When President Obama was campaigning and elected, one of the things he frequently talked about was how he was influenced by Doris Kearns Goodwin's book, Team of Rivals
, and how President Lincoln brought together may dissenting voices into his cabinet. There were, clearly, political reasons for doing so, but part of the benefit was that it allowed voices of dissent to be heard. However, in practice, it's appearing that President Obama has no real interest in allowing the same thing to occur in his administration, and that's really unfortunate.
On Friday, we wrote about the quite surprising news that State Department spokesperson PJ Crowley had admitted
that he felt Bradley Manning was being mistreated in prison. Crowley specifically called it "ridiculous and counterproductive and stupid," despite also saying he believed that Manning clearly belonged in jail, and that the leaks were harmful. When President Obama was asked about this later, he gave a very weak answer
about how he had asked the Defense Department, and they assured him everything was fine:
"I have actually asked the Pentagon whether or not the procedures that have been taken in terms of his confinement are appropriate and are meeting our basic standards. They assured me that they are."
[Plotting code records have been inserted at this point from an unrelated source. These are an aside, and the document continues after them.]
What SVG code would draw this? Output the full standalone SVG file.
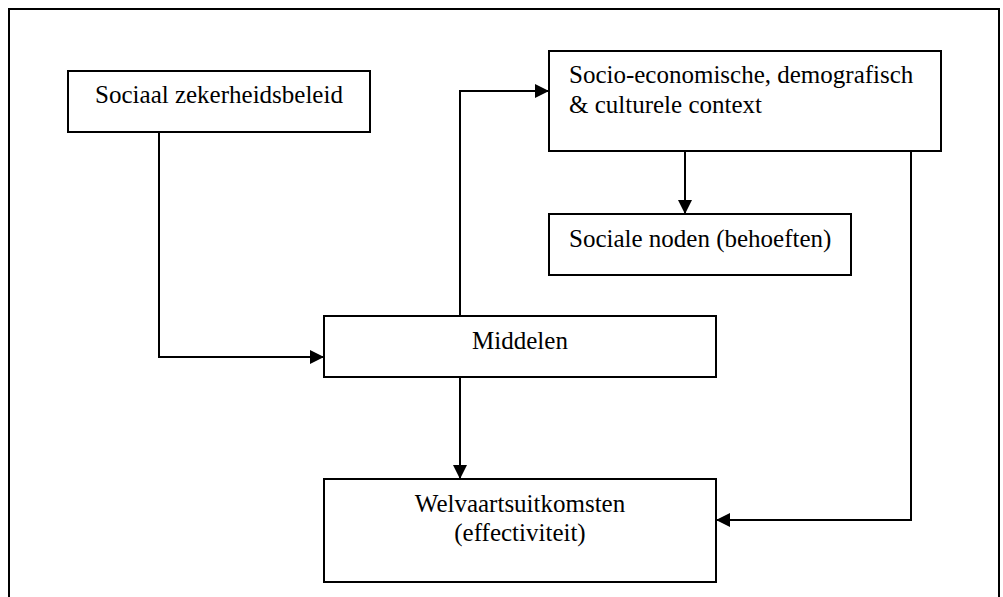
<svg xmlns="http://www.w3.org/2000/svg" width="1003" height="597" viewBox="0 0 1003 597">
<style>
.box{fill:#fff;stroke:#000;stroke-width:2}
.t{font-family:"Times New Roman",Tinos,"Nimbus Roman","Nimbus Roman No9 L",Times,FreeSerif,"Liberation Serif","DejaVu Serif",serif;font-size:25px;fill:#000}
.c{text-anchor:middle}
.conn{fill:none;stroke:#000;stroke-width:2}
</style>
<defs>
<marker id="arr" markerUnits="userSpaceOnUse" markerWidth="14" markerHeight="14" viewBox="0 0 14 14" refX="14" refY="7" orient="auto">
<path d="M0,0 L14,7 L0,14 Z" fill="#000"/>
</marker>
</defs>
<rect x="9" y="9" width="990" height="600" fill="#fff" stroke="#000" stroke-width="2"/>
<g id="connectors">
<path class="conn" d="M159,132 V357 H324" marker-end="url(#arr)"/>
<path class="conn" d="M460,316 V91 H549" marker-end="url(#arr)"/>
<path class="conn" d="M685,151 V214" marker-end="url(#arr)"/>
<path class="conn" d="M460,377 V479" marker-end="url(#arr)"/>
<path class="conn" d="M911,151 V520 H716" marker-end="url(#arr)"/>
</g>
<g id="node-beleid">
<rect class="box" x="68" y="71" width="302" height="61"/>
<text class="t c" x="219" y="103">Sociaal zekerheidsbeleid</text>
</g>
<g id="node-context">
<rect class="box" x="549" y="51" width="392" height="100"/>
<text class="t" x="569" y="83">Socio-economische, demografisch</text>
<text class="t" x="569" y="113">&amp; culturele context</text>
</g>
<g id="node-noden">
<rect class="box" x="549" y="214" width="302" height="61"/>
<text class="t" x="569" y="247">Sociale noden (behoeften)</text>
</g>
<g id="node-middelen">
<rect class="box" x="324" y="316" width="392" height="61"/>
<text class="t c" x="520" y="349">Middelen</text>
</g>
<g id="node-welvaart">
<rect class="box" x="324" y="479" width="392" height="103"/>
<text class="t c" x="520" y="512">Welvaartsuitkomsten</text>
<text class="t c" x="520" y="541">(effectiviteit)</text>
</g>
</svg>
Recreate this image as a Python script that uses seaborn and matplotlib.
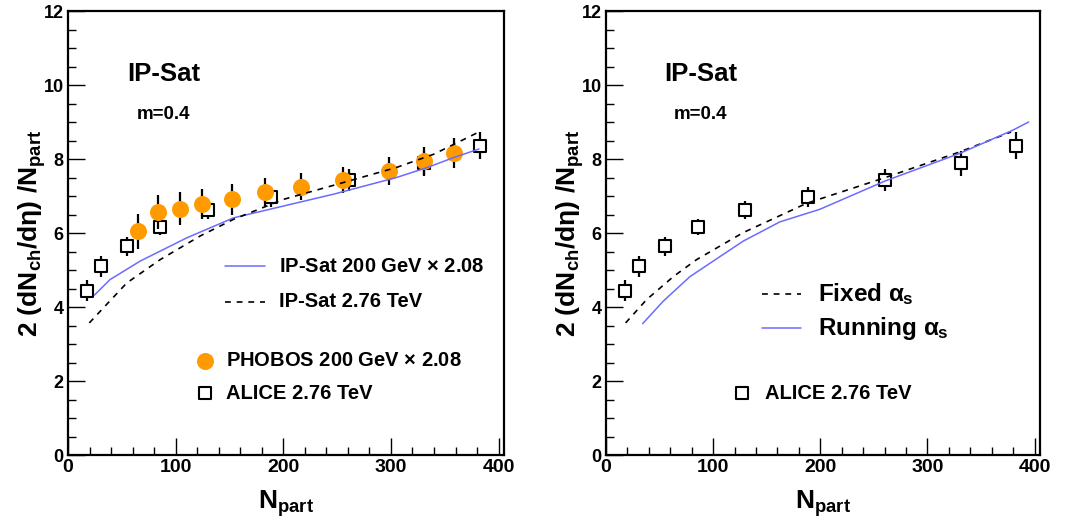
import numpy as np
import pandas as pd
import matplotlib
matplotlib.use("Agg")
import matplotlib.pyplot as plt
import seaborn as sns
from matplotlib.ticker import MultipleLocator

# ---------------- data ----------------
alice_npart = [17.4, 31.0, 54.6, 85.6, 130.0, 188.5, 260.6, 331.0, 383.0]
alice_val = [4.44, 5.10, 5.64, 6.16, 6.62, 6.96, 7.43, 7.88, 8.36]
alice_err = [0.28, 0.28, 0.25, 0.22, 0.25, 0.27, 0.3, 0.33, 0.36]

phobos_npart = [64.8, 83.4, 103.6, 124.4, 152.3, 183.3, 216.7, 255.9, 297.9, 330.5, 358.4]
phobos_val = [6.05, 6.57, 6.66, 6.79, 6.91, 7.12, 7.25, 7.43, 7.68, 7.95, 8.17]
phobos_err = [0.47, 0.45, 0.45, 0.4, 0.42, 0.38, 0.37, 0.36, 0.38, 0.38, 0.4]

ipsat200_x = [24.5, 39.0, 67.0, 110.4, 153.8, 200.3, 246.8, 305.1, 333.7, 358.4, 381.7]
ipsat200_y = [4.32, 4.74, 5.24, 5.87, 6.41, 6.73, 7.05, 7.50, 7.77, 8.04, 8.27]

ipsat276_x = [19.8, 54.6, 85.6, 122.8, 153.8, 200.3, 246.8, 305.0, 339.8, 381.7]
ipsat276_y = [3.57, 4.65, 5.28, 5.92, 6.37, 6.91, 7.29, 7.77, 8.13, 8.73]

fixed_x = [18.3, 37.9, 63.2, 84.5, 128.0, 187.0, 260.8, 330.0, 378.0]
fixed_y = [3.57, 4.20, 4.83, 5.28, 6.01, 6.80, 7.50, 8.19, 8.73]

running_x = [34.2, 53.5, 78.3, 100.0, 128.0, 162.2, 199.5, 260.8, 330.0, 379.7, 394.4]
running_y = [3.55, 4.16, 4.82, 5.24, 5.78, 6.30, 6.64, 7.41, 8.15, 8.78, 9.00]

x_ticks = [0, 100, 200, 300, 400]
y_ticks = [0, 2, 4, 6, 8, 10, 12]

# ---------------- style ----------------
sns.set_theme(style="white")
plt.rcParams["font.family"] = ["Liberation Sans", "DejaVu Sans"]
plt.rcParams["font.weight"] = "bold"
plt.rcParams["text.color"] = "black"
plt.rcParams["axes.labelcolor"] = "black"
plt.rcParams["xtick.color"] = "black"
plt.rcParams["ytick.color"] = "black"
plt.rcParams["mathtext.fontset"] = "custom"
plt.rcParams["mathtext.rm"] = "Liberation Sans:bold"
plt.rcParams["mathtext.bf"] = "Liberation Sans:bold"
plt.rcParams["mathtext.it"] = "Liberation Sans"
plt.rcParams["mathtext.sf"] = "Liberation Sans:bold"

BLUE = "#6b6bff"
ORANGE = "#ff9a00"
DASH = (0, (3.5, 3.5))

fig = plt.figure(figsize=(10.71, 5.29), dpi=100)
W, H = 1071, 529
axL = fig.add_axes([68 / W, (H - 455) / H, 436 / W, 444 / H])
axR = fig.add_axes([606 / W, (H - 455) / H, 434 / W, 444 / H])

ylabel = r"2 (dN$_{\rm ch}$/d$\eta$) /N$_{\rm part}$"


def style_axis(ax):
    ax.set_xlim(0, 405)
    ax.set_ylim(0, 12)
    ax.set_xticks(x_ticks)
    ax.set_yticks(y_ticks)
    ax.xaxis.set_minor_locator(MultipleLocator(20))
    ax.yaxis.set_minor_locator(MultipleLocator(0.5))
    ax.tick_params(which="major", direction="in", length=12, width=1.0,
                   color="black", left=True, bottom=True,
                   top=False, right=False, pad=3)
    ax.tick_params(axis="x", which="major", labelsize=14)
    ax.tick_params(axis="y", which="major", labelsize=13)
    ax.tick_params(which="minor", direction="in", length=6, width=1.0,
                   color="black", left=True, bottom=True, top=False, right=False)
    for lab in ax.get_xticklabels() + ax.get_yticklabels():
        lab.set_fontweight("bold")
        lab.set_color("black")
    for s in ax.spines.values():
        s.set_color("black")
        s.set_linewidth(1.6)
    ax.set_xlabel(r"N$_{\rm part}$", fontsize=19, fontweight="bold", color="black")
    ax.set_ylabel(ylabel, fontsize=19, fontweight="bold", color="black")
    ax.xaxis.set_label_coords(0.5, -0.075)
    ax.yaxis.set_label_coords(-0.045, 0.5)
    ax.set_facecolor("white")
    ax.grid(False)


def alice(ax):
    ax.errorbar(alice_npart, alice_val, yerr=alice_err, fmt="none",
                ecolor="black", elinewidth=1.6, zorder=3)
    sns.scatterplot(x=alice_npart, y=alice_val, ax=ax, marker="s", s=80,
                    facecolor="white", edgecolor="black", linewidth=1.5,
                    zorder=4)


# ---------------- left panel ----------------
style_axis(axL)
alice(axL)
axL.errorbar(phobos_npart, phobos_val, yerr=phobos_err, fmt="none",
             ecolor="black", elinewidth=1.6, zorder=5)
sns.scatterplot(x=phobos_npart, y=phobos_val, ax=axL, marker="o", s=150,
                color=ORANGE, edgecolor=ORANGE, linewidth=0, zorder=6)
sns.lineplot(x=ipsat200_x, y=ipsat200_y, ax=axL, color=BLUE, lw=1.1,
             sort=False, estimator=None, zorder=7)
sns.lineplot(x=ipsat276_x, y=ipsat276_y, ax=axL, color="black", lw=1.2,
             sort=False, estimator=None, zorder=7, linestyle=DASH)

axL.text(55, 10.3, "IP-Sat", fontsize=18.5, fontweight="bold", va="center")
axL.text(64, 9.2, "m=0.4", fontsize=13.5, fontweight="bold", va="center")

# legend-like entries drawn in data coordinates
axL.plot([146, 183], [5.1, 5.1], color=BLUE, lw=1.1)
axL.text(196, 5.1, r"IP-Sat 200 GeV $\times$ 2.08", fontsize=14.5,
         fontweight="bold", va="center")
axL.plot([146, 183], [4.14, 4.14], color="black", lw=1.2, linestyle=DASH)
axL.text(196, 4.14, "IP-Sat 2.76 TeV", fontsize=14.5, fontweight="bold",
         va="center")
axL.scatter([127], [2.55], s=150, color=ORANGE, linewidths=0)
axL.text(147, 2.55, r"PHOBOS 200 GeV $\times$ 2.08", fontsize=14.5,
         fontweight="bold", va="center")
axL.scatter([127], [1.67], s=80, marker="s", facecolor="white",
            edgecolor="black", linewidths=1.5)
axL.text(147, 1.67, "ALICE 2.76 TeV", fontsize=14.5, fontweight="bold",
         va="center")

# ---------------- right panel ----------------
style_axis(axR)
alice(axR)
sns.lineplot(x=fixed_x, y=fixed_y, ax=axR, color="black", lw=1.2,
             sort=False, estimator=None, zorder=7, linestyle=DASH)
sns.lineplot(x=running_x, y=running_y, ax=axR, color=BLUE, lw=1.1,
             sort=False, estimator=None, zorder=7)

axR.text(54, 10.3, "IP-Sat", fontsize=18.5, fontweight="bold", va="center")
axR.text(63, 9.2, "m=0.4", fontsize=13.5, fontweight="bold", va="center")

axR.plot([146, 182], [4.35, 4.35], color="black", lw=1.2, linestyle=DASH)
axR.text(198, 4.35, r"Fixed $\alpha_{\rm s}$", fontsize=17.5,
         fontweight="bold", va="center")
axR.plot([146, 182], [3.42, 3.42], color=BLUE, lw=1.1)
axR.text(198, 3.42, r"Running $\alpha_{\rm s}$", fontsize=17.5,
         fontweight="bold", va="center")
axR.scatter([127], [1.67], s=80, marker="s", facecolor="white",
            edgecolor="black", linewidths=1.5)
axR.text(148, 1.67, "ALICE 2.76 TeV", fontsize=14.5, fontweight="bold",
         va="center")

for ax in (axL, axR):
    leg = ax.get_legend()
    if leg is not None:
        leg.remove()

fig.savefig("out.png", dpi=100, facecolor="white")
Of course, that might just raise serious questions about what the DoD thinks is "appropriate" and what those basic standards are.
But, even more troubling is the report that Crowley has resigned
from the State Department, with lots of folks saying this was due to direct pressure from the administration for him to fall on his sword.
Whether or not you believe that Manning's treatment is reasonable, this should trouble you. For a President who claimed he wanted
to hear dissent from the people around him, to then force someone out for offering just that kind of dissent suggests someone focusing on remaining in their own bubble, rather than actually listening to concerns of people.